Kraken’s acquisition of Backed Finance (the xStocks provider) in December 2025 is another signal. Major crypto exchange betting on tokenized equities as a growth vertical.
The regulatory reality
This is still a gray zone. The SEC hasn’t issued clear guidance on tokenized equities as of February 2026. Tokenized stocks are almost certainly securities under US law, which means platforms must comply with securities regulations (registration, custody, accredited investor rules).
Two compliance models have emerged:
xStocks approach: Structured as Swiss tracker certificates, not registered with US securities regulators, geo-blocked from US investors. Avoids SEC jurisdiction by excluding the US market entirely.
Superstate approach: SEC-registered securities trading directly on Solana. Full compliance with US securities laws, accessible to US investors who meet verification requirements.
Token 2022’s programmable compliance features (permanent delegate, transfer fees, frozen default state, transfer hooks) enable technical enforcement of regulations. Issuers can freeze accounts, collect fees automatically, whitelist approved wallets, and enforce KYC requirements at the token level.
The risk is still real. SEC enforcement actions are possible. Geo-blocking could expand. Custodian licensing could tighten. Cross-border compliance is messy.
But platforms are working with regulated custodians, not cowboy operations. Superstate’s SEC-registered model proves compliance is viable. And Token 2022 gives issuers the tools to meet regulatory requirements technically.

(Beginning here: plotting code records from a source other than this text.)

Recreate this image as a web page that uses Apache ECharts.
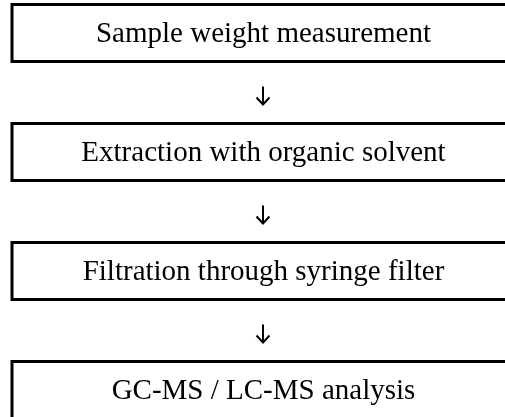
<!DOCTYPE html>
<html>
<head>
<meta charset="utf-8">
<script src="https://cdn.jsdelivr.net/npm/echarts@6/dist/echarts.min.js"></script>
<style>html,body{margin:0;padding:0;background:#fff}#c{width:505px;height:417px}</style>
</head>
<body>
<div id="c"></div>
<script>
// Flowchart steps (top to bottom)
var steps = [
  'Sample weight measurement',
  'Extraction with organic solvent',
  'Filtration through syringe filter',
  'GC-MS / LC-MS analysis'
];
// Arrows: from step index -> to step index
var arrowFrom = [0, 1, 2];
var arrowTo = [1, 2, 3];

var stepData = steps.map(function (s, i) { return [0.5, i, s]; });
var arrowData = arrowFrom.map(function (f, k) { return [0.5, (f + arrowTo[k]) / 2]; });

var FONT = '"Liberation Serif","Times New Roman",serif';

var chart = echarts.init(document.getElementById('c'), null, {renderer: 'canvas'});
chart.setOption({
  animation: false,
  backgroundColor: '#ffffff',
  grid: {left: 12, right: 0, top: 33, bottom: 27},
  // visible window covers 493 of the 502-px-wide boxes (boxes run off the right edge)
  xAxis: {type: 'value', min: 0, max: 493 / 502, show: false},
  yAxis: {type: 'value', min: 0, max: 3, inverse: true, show: false},
  series: [
    {
      type: 'custom',
      clip: false,
      data: stepData,
      renderItem: function (params, api) {
        var c = api.coord([api.value(0), api.value(1)]);
        var sz = api.size([1, 0.48]);
        return {
          type: 'group',
          children: [
            {
              type: 'rect',
              shape: {x: c[0] - sz[0] / 2, y: c[1] - sz[1] / 2, width: sz[0], height: sz[1]},
              style: {fill: '#ffffff', stroke: '#000000', lineWidth: 3}
            },
            {
              type: 'text',
              x: c[0] + 0.5, y: c[1] + 1,
              style: {
                text: steps[params.dataIndex],
                font: '29px ' + FONT,
                fill: '#000000',
                align: 'center',
                verticalAlign: 'middle'
              }
            }
          ]
        };
      }
    },
    {
      type: 'custom',
      clip: false,
      data: arrowData,
      renderItem: function (params, api) {
        var c = api.coord([api.value(0), api.value(1)]);
        var x = c[0], y = c[1] + 3;
        return {
          type: 'group',
          children: [
            {
              type: 'line',
              shape: {x1: x, y1: y - 9, x2: x, y2: y + 9},
              style: {stroke: '#000000', lineWidth: 2}
            },
            {
              type: 'polyline',
              shape: {points: [[x - 6.5, y + 2], [x, y + 9], [x + 6.5, y + 2]]},
              style: {stroke: '#000000', lineWidth: 2, fill: null}
            }
          ]
        };
      }
    }
  ]
});
</script>
</body>
</html>
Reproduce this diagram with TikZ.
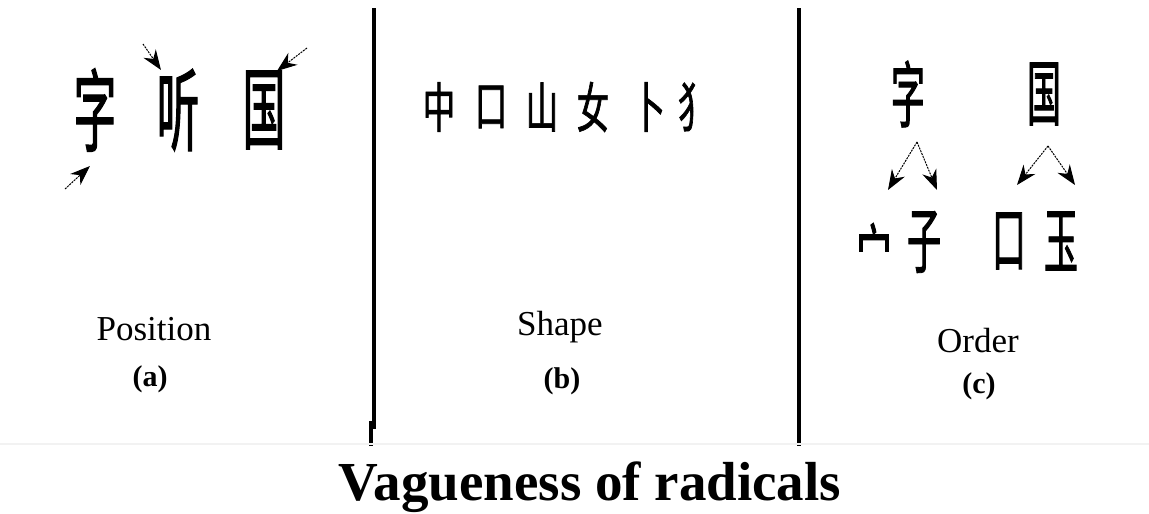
\documentclass[tikz,border=0pt]{standalone}
\usepackage{fontspec}
\setmainfont{Liberation Serif}
\newfontfamily\cjknarrow[FakeStretch=0.47,FakeBold=1.2]{Noto Sans CJK SC}
\newfontfamily\cjkwide[FakeStretch=0.6,FakeBold=1.2]{Noto Sans CJK SC}
\usetikzlibrary{arrows.meta}

\begin{document}
\begin{tikzpicture}[
  x=1pt,y=-1pt,
  every node/.style={
    text=black,inner sep=0pt,outer sep=0pt
  },
  glyph/.style={
    font=\cjknarrow\fontsize{90}{90}\selectfont
  },
  shapeglyph/.style={
    font=\cjkwide\fontsize{54}{54}\selectfont
  },
  orderglyph/.style={
    font=\cjknarrow\fontsize{72}{72}\selectfont
  },
  pointer/.style={
    -{Stealth[length=20pt,width=15pt]},
    dash pattern=on 2pt off 1pt,
    line width=1pt
  },
  divider/.style={
    line width=4.5pt
  },
  caption/.style={
    anchor=base,
    font=\fontsize{35}{35}\selectfont
  },
  tag/.style={
    font=\bfseries\fontsize{30}{30}\selectfont
  }
]
\path[use as bounding box] (0,0) rectangle (1149,514);

% Panel dividers
\draw[divider] (374,8) -- (374,429);
\draw[divider] (371,421) -- (371,446);
\draw[divider] (799,8) -- (799,446);
\draw[black!5,line width=1.5pt] (0,444) -- (1149,444);

% (a) Position
\node[glyph] (zi) at (95,110) {字};
\node[glyph] (ting) at (178,110) {听};
\node[glyph] (guo) at (264,110) {国};

\coordinate (ziTail) at (65,189);
\coordinate (ziTip) at (90,166);
\coordinate (tingTail) at (143,44);
\coordinate (tingTip) at (161,70);
\coordinate (guoTail) at (307,48);
\coordinate (guoTip) at (277,71);

\draw[pointer] (ziTail) -- (ziTip);
\draw[pointer] (tingTail) -- (tingTip);
\draw[pointer] (guoTail) -- (guoTip);

\node[caption] (position) at (154,340) {Position};
\node[tag] (tagA) at (150,379) {(a)};

% (b) Shape
\foreach \name/\x/\ch in {
  zhong/439/中,
  kou/491/口,
  shan/542/山,
  nv/593/女,
  bu/649/卜,
  quan/694/犭
}{
  \node[shapeglyph] (\name) at (\x,107) {\ch};
}

\node[caption] (shape) at (560,335) {Shape};
\node[tag] (tagB) at (562,381) {(b)};

% (c) Order
\node[orderglyph] (ziC) at (908,94) {字};
\node[orderglyph] (guoC) at (1044,94) {国};

\node[orderglyph,font=\cjknarrow\fontsize{74}{74}\selectfont]
  (mian) at (874,254) {宀};
\node[orderglyph] (zi2) at (924,242) {子};
\node[orderglyph] (kouC) at (1009,241) {口};
\node[orderglyph] (yu) at (1061,241) {玉};

\coordinate (ziSplit) at (917,142);
\coordinate (mianTip) at (888,190);
\coordinate (zi2Tip) at (937,190);
\coordinate (guoSplit) at (1048,146);
\coordinate (kouTip) at (1017,185);
\coordinate (yuTip) at (1075,185);

\draw[pointer] (ziSplit) -- (mianTip);
\draw[pointer] (ziSplit) -- (zi2Tip);
\draw[pointer] (guoSplit) -- (kouTip);
\draw[pointer] (guoSplit) -- (yuTip);

\node[caption] (order) at (978,352) {Order};
\node[tag] (tagC) at (979,386) {(c)};

% Title
\node[anchor=base,font=\bfseries\fontsize{55}{55}\selectfont]
  (title) at (590,500) {Vagueness of radicals};

\end{tikzpicture}
\end{document}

The BitGo proof of concept
When BitGo Holdings listed on the NYSE in late January 2026, Ondo Global Markets tokenized BitGo shares on Solana within hours. Same day as the IPO.
The Lightspeed report described it like this: “Within hours of the IPO, Ondo Global Markets tokenized BitGo shares on Solana (BTGOon), enabling many Solana users to gain economic exposure to one of the largest digital-asset custodians. While secondary-market activity in the tokenized representation was limited, the launch is a useful proof point: tokenization can compress distribution timelines for public-market exposure and broaden access.”

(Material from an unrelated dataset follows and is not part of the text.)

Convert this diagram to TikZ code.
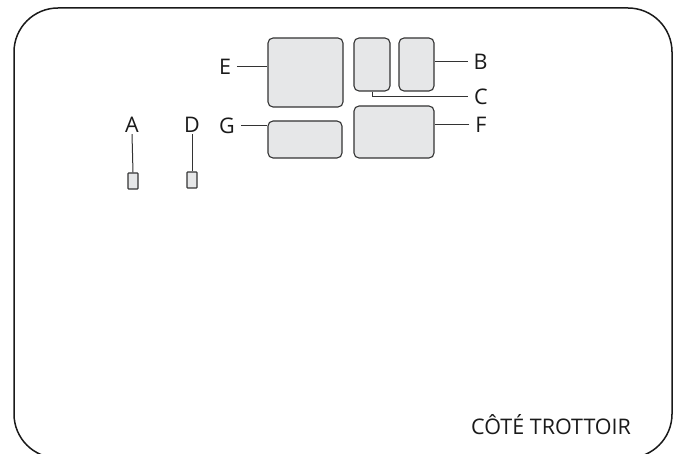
\documentclass[tikz,border=0pt]{standalone}
\usepackage{fontspec}
\setmainfont{Open Sans}
\definecolor{boxfill}{HTML}{E6E7E8}
\definecolor{boxdraw}{HTML}{333333}
\definecolor{inkc}{HTML}{1A1A1A}
\begin{document}
\begin{tikzpicture}[x=1pt,y=-1pt,
  box/.style={draw=boxdraw,fill=boxfill,line width=1.1pt,rounded corners=5pt,inner sep=0pt},
  tiny/.style={box,rounded corners=0.6pt,minimum width=10pt,minimum height=16pt},
  lbl/.style={inner sep=0pt,outer xsep=6pt,outer ysep=2pt,font=\fontsize{21.5}{21.5}\selectfont,text=inkc},
  conn/.style={draw=boxdraw,line width=1pt}]
\useasboundingbox (0,0) rectangle (676,454);
\begin{scope}
\clip (0,0) rectangle (676,454);
\draw[line width=1.5pt,draw=inkc,rounded corners=44pt] (14,8) rectangle (672,458);
\end{scope}
% boxes
\node[box,minimum width=75pt,minimum height=69pt] (E) at (305.5,72.5) {};
\node[box,minimum width=36pt,minimum height=53pt] (C) at (372,64.5) {};
\node[box,minimum width=35pt,minimum height=53pt] (B) at (416.5,64.5) {};
\node[box,minimum width=74pt,minimum height=37pt] (G) at (305,139.5) {};
\node[box,minimum width=80pt,minimum height=52pt] (F) at (394,132) {};
\node[tiny] (a) at (133,181) {};
\node[tiny] (d) at (192,180) {};
% labels
\node[lbl] (lE) at (225,67) {E};
\node[lbl] (lB) at (480.5,62) {B};
\node[lbl] (lC) at (481,97) {C};
\node[lbl] (lF) at (481,124.5) {F};
\node[lbl] (lG) at (227,126) {G};
\node[lbl] (lA) at (132,124.5) {A};
\node[lbl] (lD) at (192,124.5) {D};
\node[lbl,anchor=base east,outer sep=0pt] (title) at (631,434) {CÔTÉ TROTTOIR};
% connectors
\draw[conn] (lE.east) -- (lE.east -| E.west);
\draw[conn] (lG.east) -- (lG.east -| G.west);
\draw[conn] (lB.west) -- (lB.west -| B.east);
\draw[conn] (lF.west) -- (lF.west -| F.east);
\draw[conn] (C.south) |- (lC.west);
\draw[conn] (lA.south) -- (a.north);
\draw[conn] (lD.south) -- (d.north);
\end{tikzpicture}
\end{document}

Limited liquidity means the market is still early. But the speed advantage is undeniable. Traditional equity distribution takes weeks. Tokenization took hours.
Where this goes
$49 million in weekly trading volume isn’t huge compared to the New York Stock Exchange. But it’s live, it’s growing 200% while Ethereum grows 6.7%, and major TradFi players (Morgan Stanley, Kraken) are betting on it.
The question isn’t whether tokenized stocks are coming. They’re already here. The question is whether regulators will let them scale, or whether they’ll get boxed into narrow geo-blocked niches like xStocks.
Solana’s technical advantage (speed, cost, Token 2022 compliance features) is real. The institutional validation (Morgan Stanley ETF, E*Trade integration) is real. The growth trajectory (90% month-over-month, 200% vs. Ethereum’s 6.7%) is real.
I keep thinking about the 24/7 markets. US equity markets are open 6.5 hours a day. Tokenized stocks trade around the clock. That’s not an incremental improvement. It’s a different product category.
Online stock trading felt niche in 1998. Now it’s the default. Tokenized stocks feel niche in 2026. Check back in five years.
Sources: Solana Foundation RWA Announcement, Reddit: Tokenized Equities on Solana (Lightspeed Report), rwa.xyz Market Data, Reuters: Morgan Stanley Solana ETF Filing, The Block: Solana Confidential Balances, Solana Token Extensions Documentation, Bayse Markets Solana Integration. Data as of February 22, 2026.